In a ruling that slams the brakes on fresh law graduates vaulting straight into the judiciary, the Supreme Court has revived a long-contested rule: no robe without real-world experience. Aspiring civil judges across India must now prove at least three years of legal practice before they even think about sitting for the Civil Judge (Junior Division) examination.
The judgment, delivered by a bench led by the Chief Justice and Justices AG Masih and K Vinod Chandran, resuscitates a 2002 rule from Madhya Pradesh that had gathered dust in courtrooms and legal petitions for years. With this ruling, the Court has ordered state governments to revise their judicial service rules to align with this minimum threshold. No shortcuts. No exceptions.
And here’s the fine print: the three-year clock starts ticking from the moment a candidate gets provisionally enrolled as an advocate—not from when they clear the All-India Bar Exam. The Court acknowledged that AIBE timelines vary wildly across jurisdictions, and relying on it to measure legal experience would create more chaos than clarity.
But don’t think this is just a numbers game. Legal experience, the Court emphasized, isn’t about warming a chair in a lawyer’s office. It has to be real, verifiable, courtroom-grounded practice—endorsed by a senior advocate with at least a decade at the Bar. Even a stint as a law clerk under a judge now counts toward this practice period, recognizing that such exposure offers invaluable insight into judicial reasoning and court machinery.

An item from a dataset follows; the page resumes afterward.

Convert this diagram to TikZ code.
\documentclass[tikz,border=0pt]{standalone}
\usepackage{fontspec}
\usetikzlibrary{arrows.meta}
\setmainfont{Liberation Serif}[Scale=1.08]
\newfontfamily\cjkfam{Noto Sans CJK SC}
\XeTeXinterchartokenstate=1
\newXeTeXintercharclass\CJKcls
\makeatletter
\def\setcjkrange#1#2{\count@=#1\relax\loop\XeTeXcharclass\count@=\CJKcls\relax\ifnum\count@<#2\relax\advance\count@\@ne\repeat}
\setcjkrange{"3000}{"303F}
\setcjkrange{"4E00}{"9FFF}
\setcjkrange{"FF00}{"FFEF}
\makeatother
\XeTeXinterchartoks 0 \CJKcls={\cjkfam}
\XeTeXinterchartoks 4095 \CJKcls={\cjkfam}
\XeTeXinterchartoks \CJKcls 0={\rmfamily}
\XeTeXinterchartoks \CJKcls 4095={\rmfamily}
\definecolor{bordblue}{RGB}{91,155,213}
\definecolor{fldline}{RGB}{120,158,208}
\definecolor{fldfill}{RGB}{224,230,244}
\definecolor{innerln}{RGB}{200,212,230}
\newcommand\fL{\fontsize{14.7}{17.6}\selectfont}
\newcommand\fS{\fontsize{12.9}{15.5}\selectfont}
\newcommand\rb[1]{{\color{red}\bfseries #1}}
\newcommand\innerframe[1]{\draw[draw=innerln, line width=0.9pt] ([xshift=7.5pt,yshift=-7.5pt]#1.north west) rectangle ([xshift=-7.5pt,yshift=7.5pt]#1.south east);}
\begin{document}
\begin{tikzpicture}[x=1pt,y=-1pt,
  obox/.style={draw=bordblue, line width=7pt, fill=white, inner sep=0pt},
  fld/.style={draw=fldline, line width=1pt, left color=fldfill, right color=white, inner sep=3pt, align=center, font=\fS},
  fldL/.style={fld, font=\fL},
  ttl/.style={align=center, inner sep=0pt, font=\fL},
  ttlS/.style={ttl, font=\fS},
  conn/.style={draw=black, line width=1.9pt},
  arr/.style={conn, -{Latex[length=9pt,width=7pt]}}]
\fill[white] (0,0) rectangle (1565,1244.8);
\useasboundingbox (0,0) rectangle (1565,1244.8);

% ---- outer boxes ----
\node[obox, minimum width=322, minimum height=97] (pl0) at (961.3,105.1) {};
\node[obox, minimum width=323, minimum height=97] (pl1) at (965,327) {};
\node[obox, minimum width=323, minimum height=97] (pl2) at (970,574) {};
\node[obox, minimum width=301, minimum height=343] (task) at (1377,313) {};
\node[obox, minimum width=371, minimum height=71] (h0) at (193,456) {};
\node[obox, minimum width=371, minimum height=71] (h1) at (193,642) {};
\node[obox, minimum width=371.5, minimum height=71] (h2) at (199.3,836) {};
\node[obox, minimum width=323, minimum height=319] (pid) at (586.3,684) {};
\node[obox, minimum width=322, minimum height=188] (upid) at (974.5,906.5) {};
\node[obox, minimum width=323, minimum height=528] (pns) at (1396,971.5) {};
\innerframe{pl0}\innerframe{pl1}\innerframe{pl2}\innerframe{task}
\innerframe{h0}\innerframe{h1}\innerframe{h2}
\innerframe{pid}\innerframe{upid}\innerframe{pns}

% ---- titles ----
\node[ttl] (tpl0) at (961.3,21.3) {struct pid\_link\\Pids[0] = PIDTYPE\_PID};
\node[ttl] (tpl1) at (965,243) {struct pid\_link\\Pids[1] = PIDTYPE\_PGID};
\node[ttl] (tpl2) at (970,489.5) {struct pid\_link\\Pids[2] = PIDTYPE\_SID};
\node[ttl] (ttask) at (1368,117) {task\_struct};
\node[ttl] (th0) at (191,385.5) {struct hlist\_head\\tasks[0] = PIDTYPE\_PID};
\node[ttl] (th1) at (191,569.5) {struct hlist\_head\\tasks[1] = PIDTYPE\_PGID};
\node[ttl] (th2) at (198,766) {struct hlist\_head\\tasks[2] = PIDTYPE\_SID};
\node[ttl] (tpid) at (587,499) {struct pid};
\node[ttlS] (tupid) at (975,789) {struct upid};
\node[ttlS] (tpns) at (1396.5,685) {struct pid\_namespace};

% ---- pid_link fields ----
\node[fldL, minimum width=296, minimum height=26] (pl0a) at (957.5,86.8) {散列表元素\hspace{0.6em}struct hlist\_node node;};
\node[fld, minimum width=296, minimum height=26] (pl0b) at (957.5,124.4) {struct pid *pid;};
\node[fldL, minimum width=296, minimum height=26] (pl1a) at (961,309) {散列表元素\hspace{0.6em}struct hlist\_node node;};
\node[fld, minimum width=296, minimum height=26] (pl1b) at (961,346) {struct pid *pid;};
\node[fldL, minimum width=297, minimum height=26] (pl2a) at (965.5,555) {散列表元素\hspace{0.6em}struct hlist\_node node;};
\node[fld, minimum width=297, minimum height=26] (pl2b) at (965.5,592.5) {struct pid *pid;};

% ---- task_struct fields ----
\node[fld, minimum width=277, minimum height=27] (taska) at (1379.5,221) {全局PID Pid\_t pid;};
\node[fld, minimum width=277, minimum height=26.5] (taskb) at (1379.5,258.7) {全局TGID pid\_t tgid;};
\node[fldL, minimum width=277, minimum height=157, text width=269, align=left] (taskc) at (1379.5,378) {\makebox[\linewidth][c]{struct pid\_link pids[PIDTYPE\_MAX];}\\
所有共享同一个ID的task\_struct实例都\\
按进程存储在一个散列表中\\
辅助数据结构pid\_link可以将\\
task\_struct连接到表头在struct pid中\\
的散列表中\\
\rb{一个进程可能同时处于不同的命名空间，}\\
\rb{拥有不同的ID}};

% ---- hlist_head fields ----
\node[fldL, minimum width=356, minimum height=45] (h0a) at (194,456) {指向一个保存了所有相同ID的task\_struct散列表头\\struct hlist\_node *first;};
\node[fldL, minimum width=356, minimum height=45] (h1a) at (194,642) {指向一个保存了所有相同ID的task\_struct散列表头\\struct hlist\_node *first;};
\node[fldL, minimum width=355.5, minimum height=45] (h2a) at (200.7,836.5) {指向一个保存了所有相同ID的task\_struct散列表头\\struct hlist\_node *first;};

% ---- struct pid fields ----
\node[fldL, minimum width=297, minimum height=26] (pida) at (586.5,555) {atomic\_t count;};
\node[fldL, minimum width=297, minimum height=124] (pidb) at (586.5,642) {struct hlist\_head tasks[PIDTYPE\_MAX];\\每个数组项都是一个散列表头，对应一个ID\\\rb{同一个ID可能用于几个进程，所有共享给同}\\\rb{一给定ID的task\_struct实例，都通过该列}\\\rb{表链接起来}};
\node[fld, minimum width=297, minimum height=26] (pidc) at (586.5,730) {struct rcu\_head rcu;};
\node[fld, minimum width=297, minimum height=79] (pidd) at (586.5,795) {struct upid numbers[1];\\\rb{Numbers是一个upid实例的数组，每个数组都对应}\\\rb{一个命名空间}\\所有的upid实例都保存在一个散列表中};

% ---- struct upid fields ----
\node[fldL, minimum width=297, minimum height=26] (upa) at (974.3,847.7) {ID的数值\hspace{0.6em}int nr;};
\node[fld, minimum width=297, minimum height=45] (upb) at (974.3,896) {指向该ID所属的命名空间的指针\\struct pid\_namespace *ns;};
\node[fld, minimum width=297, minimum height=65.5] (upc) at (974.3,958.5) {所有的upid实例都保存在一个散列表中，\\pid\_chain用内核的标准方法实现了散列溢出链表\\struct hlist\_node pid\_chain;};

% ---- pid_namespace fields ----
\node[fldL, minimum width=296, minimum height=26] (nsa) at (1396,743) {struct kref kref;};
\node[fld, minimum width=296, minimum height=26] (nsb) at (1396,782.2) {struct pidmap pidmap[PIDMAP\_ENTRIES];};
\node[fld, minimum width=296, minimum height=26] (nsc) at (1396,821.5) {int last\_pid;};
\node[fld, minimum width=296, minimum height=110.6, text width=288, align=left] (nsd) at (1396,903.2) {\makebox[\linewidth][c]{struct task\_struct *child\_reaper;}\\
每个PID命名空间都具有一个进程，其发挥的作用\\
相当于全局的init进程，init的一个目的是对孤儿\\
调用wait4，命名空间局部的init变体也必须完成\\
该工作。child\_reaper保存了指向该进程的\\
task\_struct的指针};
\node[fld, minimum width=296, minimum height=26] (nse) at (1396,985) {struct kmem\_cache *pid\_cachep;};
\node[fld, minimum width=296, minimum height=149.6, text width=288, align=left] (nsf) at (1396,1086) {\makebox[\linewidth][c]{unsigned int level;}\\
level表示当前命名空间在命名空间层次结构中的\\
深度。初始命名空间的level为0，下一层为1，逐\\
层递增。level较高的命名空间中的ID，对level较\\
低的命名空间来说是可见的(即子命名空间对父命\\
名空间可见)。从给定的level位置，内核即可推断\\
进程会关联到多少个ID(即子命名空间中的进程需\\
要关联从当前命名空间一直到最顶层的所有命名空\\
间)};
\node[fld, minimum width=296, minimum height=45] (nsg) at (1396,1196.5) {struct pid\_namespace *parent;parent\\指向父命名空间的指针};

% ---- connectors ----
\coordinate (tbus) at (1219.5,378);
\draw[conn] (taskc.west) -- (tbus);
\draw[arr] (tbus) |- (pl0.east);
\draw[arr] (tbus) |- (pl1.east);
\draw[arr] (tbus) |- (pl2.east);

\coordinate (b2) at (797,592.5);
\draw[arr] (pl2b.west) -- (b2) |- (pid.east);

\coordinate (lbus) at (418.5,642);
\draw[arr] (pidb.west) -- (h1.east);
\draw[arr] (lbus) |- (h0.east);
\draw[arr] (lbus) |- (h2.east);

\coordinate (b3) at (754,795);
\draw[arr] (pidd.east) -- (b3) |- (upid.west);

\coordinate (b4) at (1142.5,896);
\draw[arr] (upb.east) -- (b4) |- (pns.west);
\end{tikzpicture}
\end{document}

What about those already eyeing the judge’s chair in the current recruitment cycle? The Supreme Court threw them a rope: the ruling kicks in only for future selections. Any appointments already in motion can proceed as planned. The decision also lifts a temporary freeze on recruitment processes that had been put on hold during the legal wrangling over this issue.
Behind the legalese lies a deeper concern flagged by the Court—the danger of judges stepping into courtrooms straight out of lecture halls. Matters of liberty, property, and life aren’t theoretical puzzles. The bench made it clear: judges need more than a law degree; they need the grit that only comes from grappling with real cases, seasoned mentors, and the unpredictable theatre of live courtrooms.
And so, with this judgment, the message is unmistakable—judicial robes must be earned in the trenches of practice, not handed out at the convocation hall.